> GOAL
Transcribe the listing in full, excluding any pictures.

━━━━━ SOURCE DATA

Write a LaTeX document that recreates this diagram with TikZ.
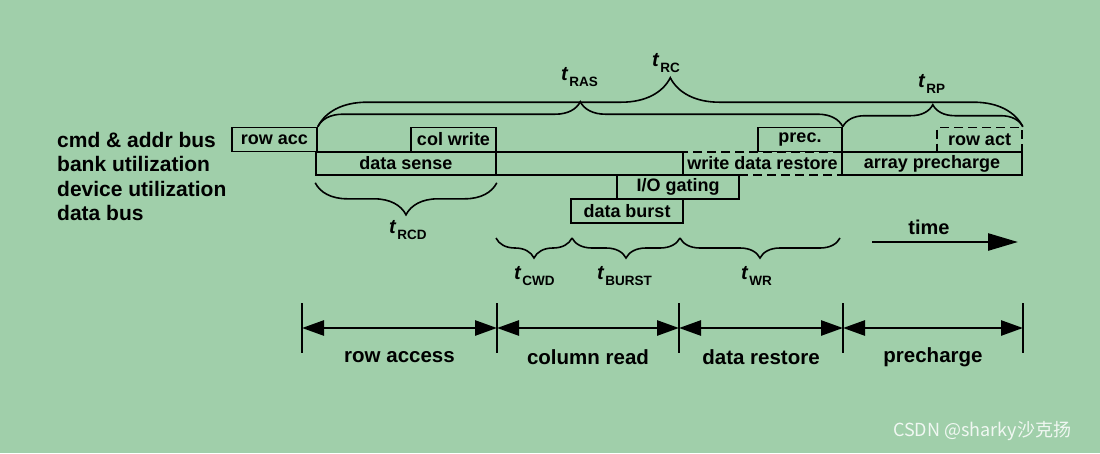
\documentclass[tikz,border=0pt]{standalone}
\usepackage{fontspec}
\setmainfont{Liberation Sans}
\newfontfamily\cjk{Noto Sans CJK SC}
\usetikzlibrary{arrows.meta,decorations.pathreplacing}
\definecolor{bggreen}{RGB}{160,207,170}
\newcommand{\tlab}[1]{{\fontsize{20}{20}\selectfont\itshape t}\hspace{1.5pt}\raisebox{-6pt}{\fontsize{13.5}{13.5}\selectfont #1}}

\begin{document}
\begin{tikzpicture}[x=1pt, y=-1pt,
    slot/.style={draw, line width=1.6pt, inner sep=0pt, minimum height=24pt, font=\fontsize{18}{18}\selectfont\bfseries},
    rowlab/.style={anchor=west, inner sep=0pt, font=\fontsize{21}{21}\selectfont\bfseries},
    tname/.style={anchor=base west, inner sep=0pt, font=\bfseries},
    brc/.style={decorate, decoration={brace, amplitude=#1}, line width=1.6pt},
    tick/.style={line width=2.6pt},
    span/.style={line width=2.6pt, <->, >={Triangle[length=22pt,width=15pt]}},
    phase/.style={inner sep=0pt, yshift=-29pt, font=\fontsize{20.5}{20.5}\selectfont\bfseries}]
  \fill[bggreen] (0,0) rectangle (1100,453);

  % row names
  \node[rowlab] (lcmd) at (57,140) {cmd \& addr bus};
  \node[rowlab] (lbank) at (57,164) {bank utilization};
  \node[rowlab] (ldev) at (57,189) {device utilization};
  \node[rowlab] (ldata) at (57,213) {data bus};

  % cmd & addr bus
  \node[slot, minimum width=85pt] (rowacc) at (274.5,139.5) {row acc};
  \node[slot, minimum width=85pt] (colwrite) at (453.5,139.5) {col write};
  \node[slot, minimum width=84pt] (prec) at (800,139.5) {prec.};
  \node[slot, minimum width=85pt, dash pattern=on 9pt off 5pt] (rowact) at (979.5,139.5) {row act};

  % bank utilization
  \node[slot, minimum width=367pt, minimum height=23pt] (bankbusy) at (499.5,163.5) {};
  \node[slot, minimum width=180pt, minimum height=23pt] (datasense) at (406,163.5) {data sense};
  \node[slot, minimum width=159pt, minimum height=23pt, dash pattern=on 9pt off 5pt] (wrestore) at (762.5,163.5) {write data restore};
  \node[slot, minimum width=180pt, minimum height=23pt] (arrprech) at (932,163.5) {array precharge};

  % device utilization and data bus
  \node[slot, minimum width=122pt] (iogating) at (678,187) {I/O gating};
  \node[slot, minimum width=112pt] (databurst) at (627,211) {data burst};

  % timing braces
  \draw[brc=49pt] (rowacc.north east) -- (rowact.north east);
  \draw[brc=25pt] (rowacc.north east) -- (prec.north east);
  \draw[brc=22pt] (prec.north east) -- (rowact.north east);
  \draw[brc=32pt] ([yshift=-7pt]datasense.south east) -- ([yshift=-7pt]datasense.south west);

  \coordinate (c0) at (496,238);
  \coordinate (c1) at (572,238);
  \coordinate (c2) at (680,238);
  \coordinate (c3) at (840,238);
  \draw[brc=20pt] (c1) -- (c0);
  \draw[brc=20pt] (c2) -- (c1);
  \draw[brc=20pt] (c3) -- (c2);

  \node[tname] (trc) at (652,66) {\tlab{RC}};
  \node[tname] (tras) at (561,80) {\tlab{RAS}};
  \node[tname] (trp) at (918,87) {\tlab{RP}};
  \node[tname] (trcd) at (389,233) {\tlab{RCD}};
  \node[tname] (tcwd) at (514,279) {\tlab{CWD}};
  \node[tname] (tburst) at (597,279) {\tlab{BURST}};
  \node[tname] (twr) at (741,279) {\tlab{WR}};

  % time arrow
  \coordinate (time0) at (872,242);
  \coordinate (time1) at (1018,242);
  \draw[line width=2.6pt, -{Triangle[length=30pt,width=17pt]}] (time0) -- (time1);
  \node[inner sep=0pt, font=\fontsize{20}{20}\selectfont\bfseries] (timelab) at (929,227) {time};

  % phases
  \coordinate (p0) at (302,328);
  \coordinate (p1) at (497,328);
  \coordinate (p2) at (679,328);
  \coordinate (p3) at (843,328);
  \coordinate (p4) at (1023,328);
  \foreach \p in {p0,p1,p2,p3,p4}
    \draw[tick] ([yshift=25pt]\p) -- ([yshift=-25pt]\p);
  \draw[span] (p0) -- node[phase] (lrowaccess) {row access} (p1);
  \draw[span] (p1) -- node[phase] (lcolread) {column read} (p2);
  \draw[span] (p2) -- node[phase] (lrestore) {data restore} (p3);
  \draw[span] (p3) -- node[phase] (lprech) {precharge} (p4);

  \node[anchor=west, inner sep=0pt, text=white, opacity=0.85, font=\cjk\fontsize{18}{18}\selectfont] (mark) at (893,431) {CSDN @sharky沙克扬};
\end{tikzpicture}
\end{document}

━━━━━━━━━━

> WRITTEN ANSWER
Write a LaTeX document that recreates this diagram with TikZ.
\documentclass[tikz,border=0pt]{standalone}
\usepackage{fontspec}
\setmainfont{Liberation Sans}
\newfontfamily\cjk{Noto Sans CJK SC}
\usetikzlibrary{arrows.meta,decorations.pathreplacing}
\definecolor{bggreen}{RGB}{160,207,170}
\newcommand{\tlab}[1]{{\fontsize{20}{20}\selectfont\itshape t}\hspace{1.5pt}\raisebox{-6pt}{\fontsize{13.5}{13.5}\selectfont #1}}

\begin{document}
\begin{tikzpicture}[x=1pt, y=-1pt,
    slot/.style={draw, line width=1.6pt, inner sep=0pt, minimum height=24pt, font=\fontsize{18}{18}\selectfont\bfseries},
    rowlab/.style={anchor=west, inner sep=0pt, font=\fontsize{21}{21}\selectfont\bfseries},
    tname/.style={anchor=base west, inner sep=0pt, font=\bfseries},
    brc/.style={decorate, decoration={brace, amplitude=#1}, line width=1.6pt},
    tick/.style={line width=2.6pt},
    span/.style={line width=2.6pt, <->, >={Triangle[length=22pt,width=15pt]}},
    phase/.style={inner sep=0pt, yshift=-29pt, font=\fontsize{20.5}{20.5}\selectfont\bfseries}]
  \fill[bggreen] (0,0) rectangle (1100,453);

  % row names
  \node[rowlab] (lcmd) at (57,140) {cmd \& addr bus};
  \node[rowlab] (lbank) at (57,164) {bank utilization};
  \node[rowlab] (ldev) at (57,189) {device utilization};
  \node[rowlab] (ldata) at (57,213) {data bus};

  % cmd & addr bus
  \node[slot, minimum width=85pt] (rowacc) at (274.5,139.5) {row acc};
  \node[slot, minimum width=85pt] (colwrite) at (453.5,139.5) {col write};
  \node[slot, minimum width=84pt] (prec) at (800,139.5) {prec.};
  \node[slot, minimum width=85pt, dash pattern=on 9pt off 5pt] (rowact) at (979.5,139.5) {row act};

  % bank utilization
  \node[slot, minimum width=367pt, minimum height=23pt] (bankbusy) at (499.5,163.5) {};
  \node[slot, minimum width=180pt, minimum height=23pt] (datasense) at (406,163.5) {data sense};
  \node[slot, minimum width=159pt, minimum height=23pt, dash pattern=on 9pt off 5pt] (wrestore) at (762.5,163.5) {write data restore};
  \node[slot, minimum width=180pt, minimum height=23pt] (arrprech) at (932,163.5) {array precharge};

  % device utilization and data bus
  \node[slot, minimum width=122pt] (iogating) at (678,187) {I/O gating};
  \node[slot, minimum width=112pt] (databurst) at (627,211) {data burst};

  % timing braces
  \draw[brc=49pt] (rowacc.north east) -- (rowact.north east);
  \draw[brc=25pt] (rowacc.north east) -- (prec.north east);
  \draw[brc=22pt] (prec.north east) -- (rowact.north east);
  \draw[brc=32pt] ([yshift=-7pt]datasense.south east) -- ([yshift=-7pt]datasense.south west);

  \coordinate (c0) at (496,238);
  \coordinate (c1) at (572,238);
  \coordinate (c2) at (680,238);
  \coordinate (c3) at (840,238);
  \draw[brc=20pt] (c1) -- (c0);
  \draw[brc=20pt] (c2) -- (c1);
  \draw[brc=20pt] (c3) -- (c2);

  \node[tname] (trc) at (652,66) {\tlab{RC}};
  \node[tname] (tras) at (561,80) {\tlab{RAS}};
  \node[tname] (trp) at (918,87) {\tlab{RP}};
  \node[tname] (trcd) at (389,233) {\tlab{RCD}};
  \node[tname] (tcwd) at (514,279) {\tlab{CWD}};
  \node[tname] (tburst) at (597,279) {\tlab{BURST}};
  \node[tname] (twr) at (741,279) {\tlab{WR}};

  % time arrow
  \coordinate (time0) at (872,242);
  \coordinate (time1) at (1018,242);
  \draw[line width=2.6pt, -{Triangle[length=30pt,width=17pt]}] (time0) -- (time1);
  \node[inner sep=0pt, font=\fontsize{20}{20}\selectfont\bfseries] (timelab) at (929,227) {time};

  % phases
  \coordinate (p0) at (302,328);
  \coordinate (p1) at (497,328);
  \coordinate (p2) at (679,328);
  \coordinate (p3) at (843,328);
  \coordinate (p4) at (1023,328);
  \foreach \p in {p0,p1,p2,p3,p4}
    \draw[tick] ([yshift=25pt]\p) -- ([yshift=-25pt]\p);
  \draw[span] (p0) -- node[phase] (lrowaccess) {row access} (p1);
  \draw[span] (p1) -- node[phase] (lcolread) {column read} (p2);
  \draw[span] (p2) -- node[phase] (lrestore) {data restore} (p3);
  \draw[span] (p3) -- node[phase] (lprech) {precharge} (p4);

  \node[anchor=west, inner sep=0pt, text=white, opacity=0.85, font=\cjk\fontsize{18}{18}\selectfont] (mark) at (893,431) {CSDN @sharky沙克扬};
\end{tikzpicture}
\end{document}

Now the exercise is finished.